Особенностью развития городской архитектуры в Голландии была высокая стоимость земли, предназначенной под застройку. Географические условия, в которых находились северные Нидерланды, трудности, на протяжении веков преодолеваемые для осушения скудных заболоченных польдеров, способствовали сложению отличительного своеобразия голландских городских домов: в них доминировала тенденция роста этажности, но при этом интерьеры были ограничены по площади. В связи с недостатком свободного пространства спальня нередко совмещала также функции гостиной и кабинета. Маленькие комнаты, высокая узкая лестница, ведущая наверх, внутренний дворик и сад, примыкающий к дому – таковы неотъемлемые элементы планировки городского жилища в Голландии. Простенки между окнами украшались картинами, маленькими зеркалами в рамах из черного дерева и географическими картами. Подчас они выступали единственными элементами в системе интерьерного декора. Поэтому в картинах голландских мастеров особенное значение придавалось разработке перспективы и многопланового пространства, грандиозность которого подчас не отвечала реальной ситуации, но была призвана «раздвинуть» в зрительном восприятии границы замкнутого помещения и иллюзорно продолжить его на холсте. Художники, с детальной точностью копировавшие в своих произведениях предметы домашнего обихода, отдавали должное архитектурной фантазии, когда вставала задача создать эффект свободного пространства для расширения зоны интерьера.

Названной задаче отвечали произведения разных жанров: натюрморты, бытовые сцены, пейзажи. К середине XVII века в голландской живописи утвердилось направление trompe l’œil (букв. – «обманывать взгляд»), известное также как «bedriegertje». Утонченный колорит и мастерское исполнение снискали популярность голландским картинам-«обманкам» благодаря созданному в них эффекту пластической осязаемости предметов из повседневного окружения человека. Повествовательное начало и рационализм построения композиции соседствовали с живым, непосредственным чувством «открытия» мира вещей. Подбор предметов отражал богатый спектр быта образованного бюргерства: атрибуты занятий науками и искусствами, предметы охотничьей экипировки или доска с туалетными принадлежностями [2, с. 78-87].

Важным источником возникновения у голландских мастеров интереса к пространственным построениям в живописи явился трактат «Перспектива» зодчего и теоретика искусства Ханса Вредемана де Вриса (1527–около 1606), опубликованный в 1604 году в Антверпене (рис. 1). Изображения церковных интерьеров, с помощью которых Врис иллюстрировал законы перспективы и правила ее применения в изобразительном искусстве, положили начало развитию архитектурного жанра в творчестве Герарда Хаугеста (около 1600–1661), Эманюэла де Витте (1617–1692), Хендрика ван Стенвейка (около 1580–1649) и других мастеров.
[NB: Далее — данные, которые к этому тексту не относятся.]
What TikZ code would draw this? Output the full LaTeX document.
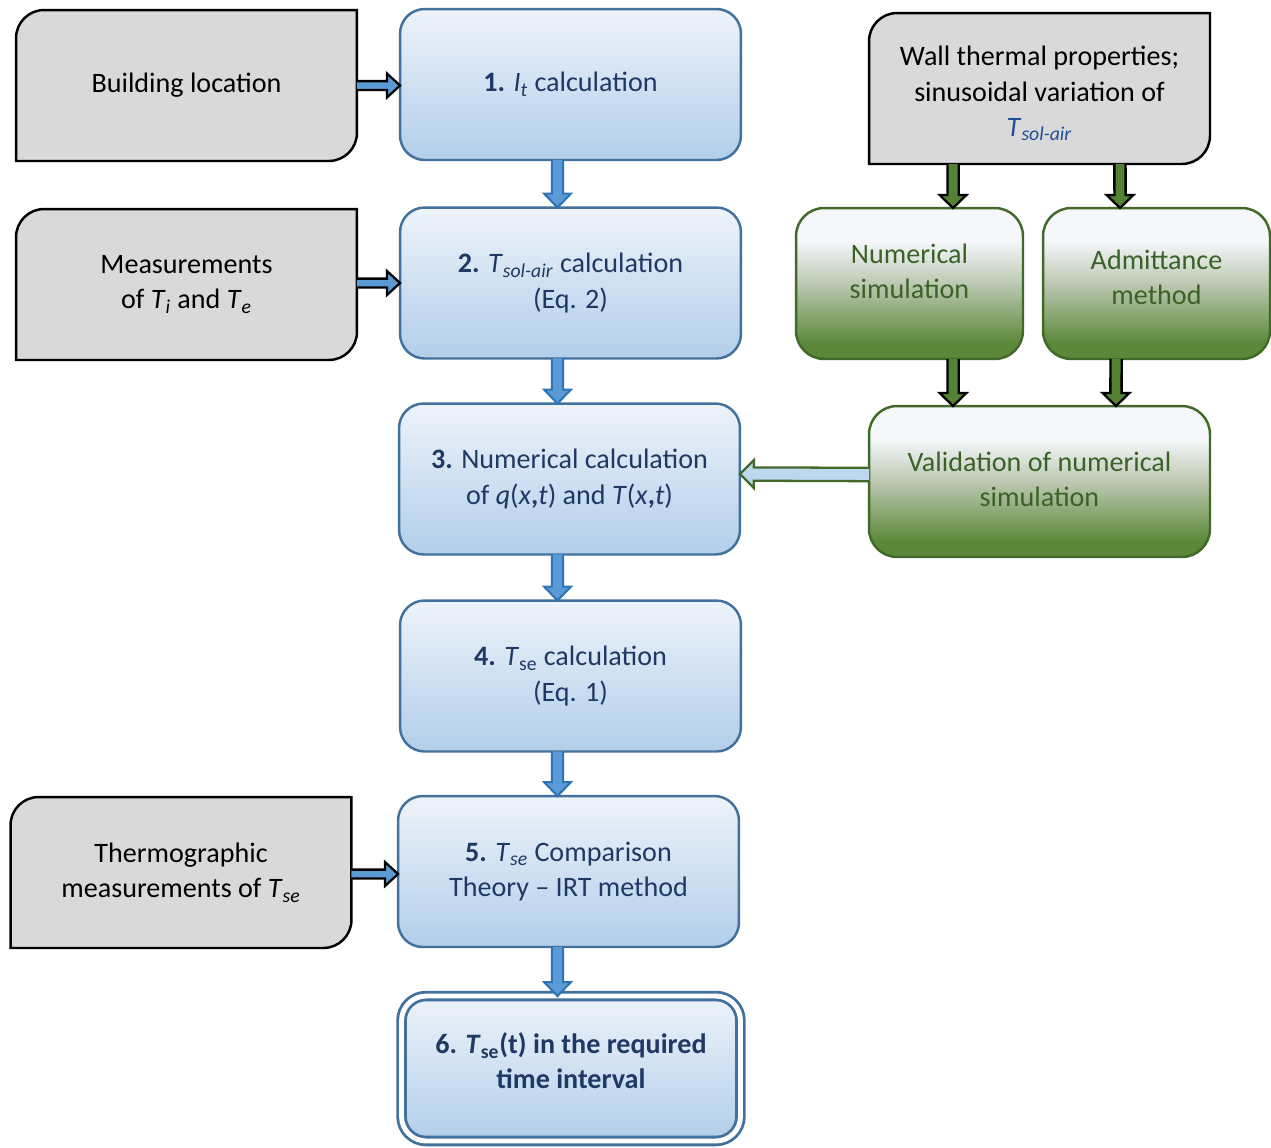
\documentclass[tikz,border=0pt]{standalone}
\usepackage{fontspec}
\setmainfont{Carlito}
\usetikzlibrary{calc,backgrounds}

\definecolor{boxline}{HTML}{41719C}
\definecolor{boxtop}{HTML}{EEF3FA}
\definecolor{boxbot}{HTML}{B2CEEA}
\definecolor{navy}{HTML}{1F3864}
\definecolor{arrfill}{HTML}{5B9BD5}
\definecolor{arrline}{HTML}{2E75B6}
\definecolor{grayfill}{HTML}{D9D9D9}
\definecolor{grnline}{HTML}{41692A}
\definecolor{grntext}{HTML}{3B6127}
\definecolor{grnfill}{HTML}{548235}
\definecolor{grnW}{HTML}{F5F7FA}
\definecolor{grnM}{HTML}{BCC8B2}
\definecolor{grnD}{HTML}{5A8838}
\definecolor{solair}{HTML}{1F4E99}
\definecolor{backfill}{HTML}{BDD7EE}

\pgfdeclareverticalshading{greenfade}{100bp}{color(0bp)=(grnD); color(30bp)=(grnD); color(50bp)=(grnM); color(64bp)=(grnW); color(100bp)=(grnW)}

% block arrow: style, from, to, half shaft, half head, head length
\newcommand{\blockarrow}[6]{%
  \filldraw[#1] let \p1=(#2), \p2=(#3), \n1={atan2(\y2-\y1,\x2-\x1)} in
    ($(\p1)+(\n1+90:#4)$) -- ($(\p2)+(\n1+180:#6)+(\n1+90:#4)$)
    -- ($(\p2)+(\n1+180:#6)+(\n1+90:#5)$) -- (\p2)
    -- ($(\p2)+(\n1+180:#6)+(\n1-90:#5)$) -- ($(\p2)+(\n1+180:#6)+(\n1-90:#4)$)
    -- ($(\p1)+(\n1-90:#4)$);
}
% lift a node's text
\newcommand{\lift}[1]{\rule[-#1]{0pt}{0pt}}

\begin{document}
\begin{tikzpicture}[
x=0.02cm, y=-0.02cm,
every node/.style={font=\fontsize{16}{20}\selectfont, align=center, outer sep=0pt},
stage/.style={draw=boxline, line width=1.4pt, rounded corners=14pt, top color=boxtop, bottom color=boxbot,
  text=navy, minimum width=6.82cm, minimum height=3.02cm},
input/.style={minimum width=6.82cm, minimum height=3.02cm},
method/.style={draw=grnline, line width=1.4pt, rounded corners=16pt, shading=greenfade,
  text=grntext, minimum width=4.54cm, minimum height=3.02cm},
graybox/.style={draw=black, line width=1.4pt, fill=grayfill},
bluearr/.style={draw=arrline, line width=1.2pt, fill=arrfill},
sidearr/.style={draw=black, line width=1.3pt, fill=arrfill},
greenarr/.style={draw=black, line width=1.3pt, fill=grnfill},
backarr/.style={draw=grnline, line width=1.3pt, fill=backfill}
]
\useasboundingbox (0,0) rectangle (1271,1147);

% main column
\node[stage] (s1) at (570.5,84.5) {\textbf{1.} \textit{I}\textsubscript{\textit{t}} calculation};
\node[stage] (s2) at (570.5,283) {\textbf{2.} \textit{T}\textsubscript{\textit{sol-air}} calculation\\(Eq. 2)};
\node[stage] (s3) at (569.5,479) {\textbf{3.} Numerical calculation\\of \textit{q}(\textit{x}\textbf{,}\textit{t}) and \textit{T}(\textit{x}\textbf{,}\textit{t})};
\node[stage] (s4) at (570.5,676) {\textbf{4.} \textit{T}\textsubscript{se} calculation\\(Eq. 1)};
\node[stage] (s5) at (568.5,871.5) {\textbf{5.} \textit{T}\textsubscript{\textit{se}} Comparison\\Theory -- IRT method};
\node[stage, double=white, double distance=2.8pt, line width=1.6pt, minimum width=6.78cm, minimum height=2.9cm,
  font=\fontsize{16}{20}\selectfont\bfseries] (s6) at (571,1068.5)
  {6. \textit{T}\textsubscript{se}(t) in the required\\time interval\lift{9pt}};

% inputs
\node[input] (loc) at (186.5,85.5) {Building location};
\node[input] (meas) at (186.5,284.5) {Measurements\\of \textit{T}\textsubscript{\textit{i}} and \textit{T}\textsubscript{\textit{e}}};
\node[input] (thermo) at (181,872.5) {Thermographic\\measurements of \textit{T}\textsubscript{\textit{se}}};
\node[input] (wall) at (1039.5,88.5) {\rule{0pt}{17pt}Wall thermal properties;\\sinusoidal variation of\\{\color{solair}\textit{T}\textsubscript{\textit{sol-air}}}};

% validation branch
\node[method] (num) at (909.5,283.5) {Numerical\\simulation\lift{14pt}};
\node[method] (adm) at (1156.5,283.5) {Admittance\\method\lift{7pt}};
\node[method, minimum width=6.82cm] (val) at (1039.5,481.5) {Validation of numerical\\simulation\lift{3pt}};

\begin{scope}[on background layer]
\foreach \g in {loc,meas,thermo,wall}
  \draw[graybox] (\g.south west) -- ([yshift=-16pt]\g.north west) arc[start angle=180, end angle=90, radius=16pt]
    -- (\g.north east) -- ([yshift=16pt]\g.south east) arc[start angle=0, end angle=-90, radius=16pt] -- cycle;
\end{scope}

% arrows
\blockarrow{sidearr}{loc.east}{loc.east -| s1.west}{2.5pt}{6.8pt}{7.4pt}
\blockarrow{sidearr}{s2.west -| meas.east}{s2.west}{2.5pt}{6.8pt}{7.4pt}
\blockarrow{sidearr}{$(thermo.east)+(0,1.5)$}{$(thermo.east -| s5.west)+(0,1.5)$}{2.5pt}{6.8pt}{7.4pt}
\foreach \sa/\sb in {s1/s2,s2/s3,s3/s4,s4/s5,s5/s6}{
  \blockarrow{bluearr}{$(\sa.south -| s1.south)+(-13,0)$}{$(\sb.north -| s1.south)+(-13,0)$}{3.2pt}{7.6pt}{7.9pt}
}
\blockarrow{greenarr}{$(wall.south west)+(84,0)$}{$(num.north west)+(157,0)$}{3.2pt}{7.6pt}{7.4pt}
\blockarrow{greenarr}{$(wall.south east)+(-90,0)$}{$(adm.north west)+(77,0)$}{3.2pt}{7.6pt}{7.4pt}
\blockarrow{greenarr}{$(num.south west)+(157,0)$}{$(val.north west)+(84,0)$}{3.2pt}{7.6pt}{7.4pt}
\blockarrow{greenarr}{$(adm.south west)+(73,0)$}{$(val.north east)+(-94,0)$}{3.2pt}{7.6pt}{7.4pt}
\blockarrow{backarr}{$(val.west)+(0,-7)$}{$(s3.east)+(0,-5)$}{3.8pt}{7.9pt}{7.9pt}
\end{tikzpicture}
\end{document}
Нашли они применение также в натюрморте и бытовом жанре.

Рис.1. Х. В. де Врис. «Перспектива». Диаграмма № 24. Лейден, 1604. Источник: Netta I. Vermeer’s World. New-York, 2004. P. 21

Характерным примером воплощения иллюзионистических приемов в живописи выступает картина Эманюэла де Витте «Интерьер с женщиной, сидящей за верджиналем» (около 1665, Роттердам, Музей Бойманса-ван Бейнингена – рис. 2). Фантазия художника переносит нас в просторную комнату голландского дома, соединенную через открытые двери с тремя другими помещениями. Их расположение построено по принципу анфилады, так как все двери находятся на одной пространственной оси. Благодаря тому, что Витте немного смещает точку зрения вправо, можно частично увидеть обстановку комнат. Героиня находится спиной к зрителю, и висящее над верджиналем, чуть наклоненное вперед зеркало отражает верхнюю часть ее лица. Зеркало окантовано громоздкой золоченой рамой, за счет которой создается иллюзия его приближенности к переднему плану. Данный эффект частично компенсирует стремительно нарастающее пространство и останавливает наше внимание на остальных предметах, дополняющих обстановку комнаты. Художник выявляет несколькими мазками кисти стопку нотных книг, лежащих слева от музыкантши.

Рис. 2. Э. де Витте. Интерьер с женщиной, сидящей за верджиналем. Около 1665. Роттердам, Музей Бойманса-ван Бейнингена. Источник: www.wga.hu

Отдалив исполнительницу от переднего плана, Витте предоставил простор воздуху, сделал по-настоящему осязаемой атмосферу в комнате, наполнил ее не только льющимися из окна солнечными лучами, но и самой музыкой, создающей настроение поэтической созерцательности. Благодаря мастерству художника, музыка «озвучивает» тихую размеренность домашнего уюта. Прямоугольная форма верджиналя перекликается с правильными очертаниями дверного проема. В картине господствует строгая геометрия отдельных частей интерьера. Однако анфиладного построения пространства, подобного тому, которое показано в этом произведении, мы никогда не встретим в действительности, как не встретим столь просторного и сложно организованного домашнего интерьера. В голландских городах, где дорожили каждым метром, где бюргерству попросту не хватало места для возведения многокомнатных особняков, не было и половины той обстановки, которую изобразил Витте.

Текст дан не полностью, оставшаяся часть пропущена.